Bankruptcy Judge Robert Faris ruled yesterday in favor of the IRS' claim against Hawaiian for the tax years of 2001, 2002 and the first half of 2003. But Faris said there was enough ambiguity in federal laws to tentatively rule that Hawaiian should not have to pay a penalty for following an airline tax consultant's advice to take fuel excise tax credits for those years. Faris said he will issue written orders on his decisions.

Hawaiian Air The mixed ruling means Hawaiian Airlines has escaped a major portion of an initial $129 million tax claim that the IRS filed last June.

"We're enormously pleased with the judge's decisions," Hawaiian Airlines trustee Joshua Gotbaum said. "When the IRS filed its claim for $129 million, we said it was grossly overstated and we expected the judge to reduce it substantially. And that is exactly what happened."

Last month, the two sides reached a settlement on several disputed issues that resulted in Hawaiian being liable for taxes on less than $10 million for those items. A hearing also is scheduled next month on two remaining issues involving boarding coupons and the carrying over of operating losses from one year to the next. The IRS is seeking a tax liability on nearly $17.3 million for those issues.

At a corporate tax rate of 35 percent for the combined $27.3 million liability, Hawaiian could face more than $9 million in additional taxes.

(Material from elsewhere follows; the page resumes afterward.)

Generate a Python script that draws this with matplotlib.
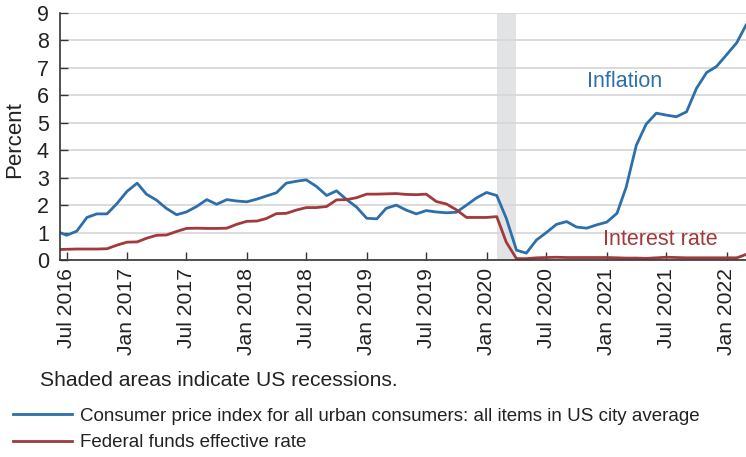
import numpy as np
import pandas as pd
import matplotlib
matplotlib.use("Agg")
import matplotlib.pyplot as plt
import matplotlib.dates as mdates

plt.rcParams['font.family'] = ['Liberation Sans', 'DejaVu Sans']

# monthly, Jun 2016 - Mar 2022
months = pd.date_range("2016-06-01", "2022-03-01", freq="MS")

cpi = [
    1.05, 0.90, 1.05, 1.55, 1.68, 1.68, 2.05,                                  # 2016
    2.50, 2.80, 2.40, 2.18, 1.88, 1.65, 1.75, 1.95, 2.20, 2.03, 2.20, 2.15,    # 2017
    2.12, 2.22, 2.33, 2.45, 2.80, 2.87, 2.92, 2.68, 2.35, 2.52, 2.20, 1.93,    # 2018
    1.52, 1.50, 1.88, 2.00, 1.82, 1.68, 1.80, 1.75, 1.72, 1.74, 2.00, 2.26,    # 2019
    2.46, 2.35, 1.52, 0.36, 0.25, 0.73, 1.00, 1.30, 1.40, 1.20, 1.16, 1.28,    # 2020
    1.38, 1.70, 2.65, 4.18, 4.95, 5.35, 5.28, 5.22, 5.40, 6.25, 6.83, 7.05,    # 2021
    7.48, 7.92, 8.56,                                                          # 2022
]

fedfunds = [
    0.38, 0.39, 0.40, 0.40, 0.40, 0.41, 0.54,
    0.65, 0.66, 0.79, 0.90, 0.91, 1.04, 1.15, 1.16, 1.15, 1.15, 1.16, 1.30,
    1.41, 1.42, 1.51, 1.69, 1.70, 1.82, 1.91, 1.91, 1.95, 2.19, 2.20, 2.27,
    2.40, 2.40, 2.41, 2.42, 2.39, 2.38, 2.40, 2.13, 2.04, 1.83, 1.55, 1.55,
    1.55, 1.58, 0.65, 0.05, 0.05, 0.08, 0.09, 0.10, 0.09, 0.09, 0.09, 0.09,
    0.09, 0.08, 0.07, 0.07, 0.06, 0.08, 0.10, 0.09, 0.08, 0.08, 0.08, 0.08,
    0.08, 0.08, 0.20,
]

recession_start = "2020-02-01"
recession_end = "2020-04-01"

blue = "#2c6fab"
red = "#a2393b"

fig = plt.figure(figsize=(7.46, 4.57), dpi=100)
ax = fig.add_axes([60/746, 1-260/457, 686/746, 247/457])

ax.axvspan(pd.Timestamp(recession_start), pd.Timestamp(recession_end),
           color="#e2e3e5", lw=0, zorder=0)
ax.plot(months, cpi, color=blue, lw=2,
        label="Consumer price index for all urban consumers: all items in US city average")
ax.plot(months, fedfunds, color=red, lw=2, label="Federal funds effective rate")

ax.set_xlim(pd.Timestamp("2016-06-11"), pd.Timestamp("2022-03-01"))
ax.set_ylim(0, 9)
ax.set_yticks(range(0, 10))
ax.grid(axis="y", color="#d6d6d6", lw=1.2)
ax.set_axisbelow(True)

ax.xaxis.set_major_locator(mdates.MonthLocator(bymonth=[1, 7]))
ax.xaxis.set_major_formatter(mdates.DateFormatter("%b %Y"))
ax.tick_params(axis="x", direction="in", length=6, width=1, color="#333333",
               labelsize=15.2, pad=6, labelrotation=90, labelcolor="#222222")
ax.tick_params(axis="y", direction="in", length=6, width=1, color="#333333",
               labelsize=15.5, pad=8, labelcolor="#222222")
for lbl in ax.get_xticklabels():
    lbl.set_verticalalignment("top")

for s in ["top", "right"]:
    ax.spines[s].set_visible(False)
for s in ["left", "bottom"]:
    ax.spines[s].set_color("#333333")
    ax.spines[s].set_linewidth(1.2)

ax.text(pd.Timestamp("2020-11-01"), 6.5, "Inflation", color=blue,
        fontsize=15.5, va="center", ha="left")
ax.text(pd.Timestamp("2020-12-20"), 0.73, "Interest rate", color=red,
        fontsize=15.5, va="center", ha="left")

fig.text(15/746, 1-140/457, "Percent", rotation=90, fontsize=16,
         ha="center", va="center", color="#222222")
fig.text(40/746, 1-381/457, "Shaded areas indicate US recessions.",
         fontsize=15.2, ha="left", va="center", color="#222222")

fig.legend(loc="upper left", bbox_to_anchor=(9/746, 1-404/457),
           frameon=False, fontsize=13.5, handlelength=3.15, handletextpad=0.43,
           labelspacing=0.49, borderpad=0.2, borderaxespad=0,
           labelcolor="#222222")

fig.savefig("out.png", dpi=100)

The rulings yesterday remove another hurdle that has stood in the way of the airline emerging from its nearly 2-year-old bankruptcy. A hearing is scheduled for Jan. 25 on a reorganization plan that is being jointly proposed by Gotbaum, the airline's unsecured creditors' committee and investment group RC Aviation LLC.

Gotbaum said the company had expected to pay the excise taxes and has been putting aside money.

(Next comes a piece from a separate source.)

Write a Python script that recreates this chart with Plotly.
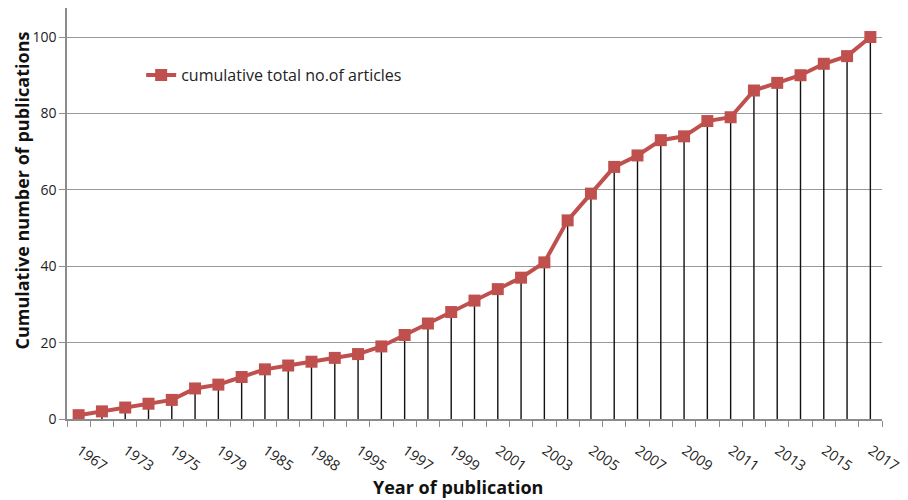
import plotly.graph_objects as go

years = [1967, 1972, 1973, 1974, 1975, 1977, 1979, 1983, 1985, 1987, 1988, 1990,
         1995, 1996, 1997, 1998, 1999, 2000, 2001, 2002, 2003, 2004, 2005, 2006,
         2007, 2008, 2009, 2010, 2011, 2012, 2013, 2014, 2015, 2016, 2017]
cumulative = [1, 2, 3, 4, 5, 8, 9, 11, 13, 14, 15, 16, 17, 19, 22, 25, 28, 31, 34,
              37, 41, 52, 59, 66, 69, 73, 74, 78, 79, 86, 88, 90, 93, 95, 100]
shown_labels = [str(y) for i, y in enumerate(years) if i % 2 == 0]

idx = list(range(len(years)))
FONT = "Open Sans"
RED = "#c0504d"

fig = go.Figure()
fig.add_trace(go.Scatter(
    x=idx, y=cumulative, mode="lines+markers",
    name="cumulative total no.of articles",
    line=dict(color=RED, width=4),
    marker=dict(symbol="square", size=12, color=RED, line=dict(width=0)),
    error_y=dict(type="data", symmetric=False, array=[0] * len(cumulative),
                 arrayminus=cumulative, width=0, color="#111111", thickness=1.4),
))

fig.update_layout(
    width=908, height=500,
    margin=dict(l=59, r=34, t=0, b=89),
    paper_bgcolor="white", plot_bgcolor="white",
    font=dict(family=FONT, size=13, color="#222222"),
    showlegend=True,
    legend=dict(x=0.091, y=0.837, xanchor="left", yanchor="middle",
                bgcolor="rgba(0,0,0,0)", font=dict(size=16, color="#222222"),
                itemwidth=30),
    xaxis=dict(
        automargin=False,
        range=[-0.5, len(years) - 0.5],
        tickmode="array", tickvals=idx[::2], ticktext=shown_labels,
        tickangle=35, ticks="", showgrid=False, zeroline=False,
        showline=True, linecolor="#8c8c8c", linewidth=1.5,
        tickfont=dict(size=14.5, color="#222222"),
        ticklabelstandoff=16, ticklabelshift=1,
        minor=dict(tickmode="linear", tick0=-0.5, dtick=1, ticks="outside",
                   ticklen=6, tickcolor="#8c8c8c", tickwidth=1.2, showgrid=False),
    ),
    yaxis=dict(
        automargin=False,
        range=[0, 107.6], tickvals=[0, 20, 40, 60, 80, 100],
        ticks="outside", ticklen=6, tickcolor="#8c8c8c", tickwidth=1.2,
        showgrid=True, gridcolor="#999999", gridwidth=1.2,
        zeroline=False, showline=True, linecolor="#8c8c8c", linewidth=1.5,
        tickfont=dict(size=14, color="#222222"),
    ),
    annotations=[
        dict(text="<b>Year of publication</b>", xref="paper", yref="paper",
             x=0.48, y=-0.165, xanchor="center", yanchor="middle",
             showarrow=False, font=dict(size=18, color="#111111", family=FONT)),
        dict(text="<b>Cumulative number of publications</b>", xref="paper",
             yref="paper", x=-0.0718, y=0.557, xanchor="left", yanchor="middle",
             textangle=-90, showarrow=False,
             font=dict(size=18, color="#111111", family=FONT)),
    ],
)

fig.write_html("out.html")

"We've already reserved for that payment on our books," Gotbaum said.

Attorney Rick Watson, who represented the U.S. Department of Justice in court, declined to comment.

Faris said there was no explicit language in any statute that exempted Hawaiian from paying the fuel-excise tax when Hawaii changed from a U.S. possession to a state in 1959.

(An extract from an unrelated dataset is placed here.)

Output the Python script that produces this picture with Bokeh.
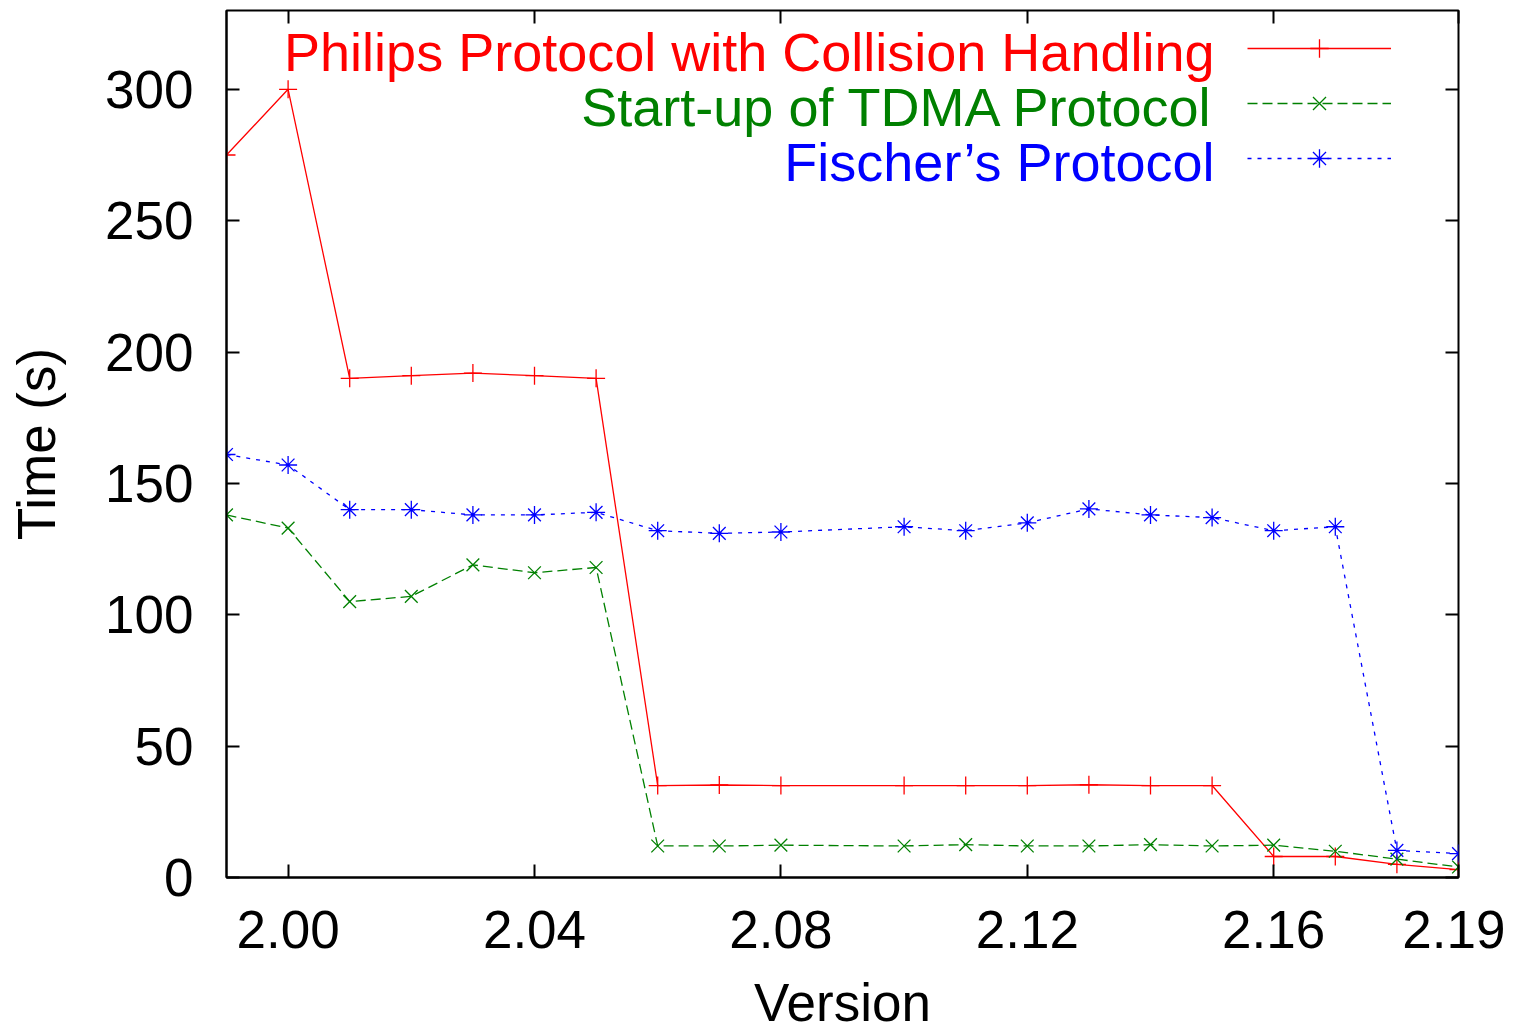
from bokeh.plotting import figure
from bokeh.models import (FixedTicker, NumeralTickFormatter, LinearAxis, Range1d,
                          Legend, LegendItem, Label, CustomJSTickFormatter)
from bokeh.embed import file_html
from bokeh.resources import INLINE

versions = [1.99, 2.00, 2.01, 2.02, 2.03, 2.04, 2.05, 2.06, 2.07, 2.08,
            2.10, 2.11, 2.12, 2.13, 2.14, 2.15, 2.16, 2.17, 2.18, 2.19]
philips = [275, 300, 190, 191, 192, 191, 190, 35, 35.2, 35, 35, 35, 35,
           35.3, 35, 35, 8, 8, 5, 3]
tdma = [138, 133, 105, 107, 119, 116, 118, 12, 12, 12.3, 12, 12.5, 12,
        12, 12.5, 12, 12.3, 10, 7, 4]
fischer = [161, 157, 140, 140, 138, 138, 139, 132, 131, 131.5, 133.5, 132,
           135, 140.3, 138, 137, 132, 133.5, 10.3, 9.1]
names = ["Philips Protocol with Collision Handling",
         "Start-up of TDMA Protocol",
         "Fischer\u2019s Protocol"]
x_ticks = [2.00, 2.04, 2.08, 2.12, 2.16, 2.19]
y_ticks = [0, 50, 100, 150, 200, 250, 300]

FONT = "Liberation Sans"
FS = "53px"

p = figure(width=1505, height=1035, output_backend="svg", toolbar_location=None,
           x_range=Range1d(1.99, 2.19), y_range=Range1d(0, 330),
           min_border_left=226, min_border_right=47, min_border_top=10,
           min_border_bottom=158)
p.xgrid.visible = False
p.ygrid.visible = False
p.outline_line_color = "black"
p.outline_line_width = 2
p.background_fill_color = "white"
p.border_fill_color = "white"

for ax in (p.xaxis[0], p.yaxis[0]):
    ax.major_tick_in = 13
    ax.major_tick_out = 0
    ax.minor_tick_in = 0
    ax.minor_tick_out = 0
    ax.axis_line_width = 2
    ax.major_tick_line_width = 2
    ax.major_label_text_font = FONT
    ax.major_label_text_font_size = FS
    ax.major_label_text_color = "black"
    ax.axis_label_text_font = FONT
    ax.axis_label_text_font_size = FS
    ax.axis_label_text_font_style = "normal"
    ax.axis_label_text_color = "black"

p.xaxis[0].ticker = FixedTicker(ticks=x_ticks)
p.xaxis[0].formatter = NumeralTickFormatter(format="0.00")
p.xaxis[0].axis_label = "Version"
p.xaxis[0].major_label_standoff = 33
p.xaxis[0].axis_label_standoff = 22
p.yaxis[0].ticker = FixedTicker(ticks=y_ticks)
p.yaxis[0].axis_label = "Time (s)"
p.yaxis[0].major_label_standoff = 33
p.yaxis[0].axis_label_standoff = 36

blank = CustomJSTickFormatter(code="return ''")
top = LinearAxis(ticker=FixedTicker(ticks=x_ticks), formatter=blank,
                 major_tick_in=13, major_tick_out=0, minor_tick_in=0, minor_tick_out=0,
                 axis_line_color=None, major_tick_line_width=2,
                 major_label_standoff=0, major_label_text_font_size="0px")
right = LinearAxis(ticker=FixedTicker(ticks=y_ticks), formatter=blank,
                   major_tick_in=13, major_tick_out=0, minor_tick_in=0, minor_tick_out=0,
                   axis_line_color=None, major_tick_line_width=2,
                   major_label_standoff=0, major_label_text_font_size="0px")
p.add_layout(top, "above")
p.add_layout(right, "right")

series = [
    (philips, "#ff0000", "solid", "cross"),
    (tdma, "#008000", "10 5", "x"),
    (fischer, "#0000ff", "4 6", "asterisk"),
]
items = []
for vals, col, dash, mk in series:
    ln = p.line(versions, vals, line_color=col, line_width=1.3, line_dash=dash)
    sc = p.scatter(versions, vals, marker=mk, size=18, line_color=col,
                   fill_color=None, line_width=1.3)
    items.append(LegendItem(label=" ", renderers=[ln, sc]))

leg = Legend(items=items, location=(1021, 696), orientation="vertical",
             glyph_width=144, glyph_height=46, label_height=46, label_width=0,
             label_standoff=0, label_text_font_size="1px", spacing=9,
             padding=0, margin=0, border_line_color=None,
             background_fill_alpha=0)
p.add_layout(leg, "center")

label_y = [826, 771, 716]
for name, (vals, col, dash, mk), ly in zip(names, series, label_y):
    p.add_layout(Label(x=988, y=ly, x_units="screen", y_units="screen",
                       text=name, text_align="right", text_baseline="middle",
                       text_font=FONT, text_font_size="54px", text_color=col))

open("out.html", "w").write(file_html(p, INLINE))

Sid Levinson, attorney for Hawaiian trustee Gotbaum, argued that the airline was entitled to a fuel tax credit for its trans-Pacific flights between Hawaii and the mainland because laws written in the 1930s exempted the payment of fuel excise taxes between the United States and any of its possessions. The intent of the laws was to encourage ships and aircraft to purchase fuel refined by domestic producers from imported crude oil, rather than purchasing from foreign producers.

When Congress enacted the Hawaii Omnibus Act of 1960 to deal with Hawaii's statehood, it did not amend the law dealing with fuel tax exemptions between the United States and its possessions. Levinson argued that Congress did not make the change because it recognized the unique geographic location of Hawaii and that impact on transportation costs.

The IRS said that since at least 1944 Treasury regulations have never included either Hawaii or Alaska in its definition of U.S. possessions for excise tax purposes.

Faris said he found irony in the arguments of the two sides.

"The government is arguing that Hawaii should be treated as a state when it wasn't a state and the trustee is arguing that Hawaii should be treated as a possession when it wasn't a possession," Faris said.

Faris said he was tentatively ruling that Hawaiian wouldn't have to pay a $40.5 million penalty because of the ambiguity of the laws. He noted that in taking the credits the airline was following the advice of Heffernan Associates Inc., a firm specializing in evaluating aviation and other excise taxes. On the other hand, he said, the company's accounting firm, Ernst & Young LLP, had raised questions about the credits.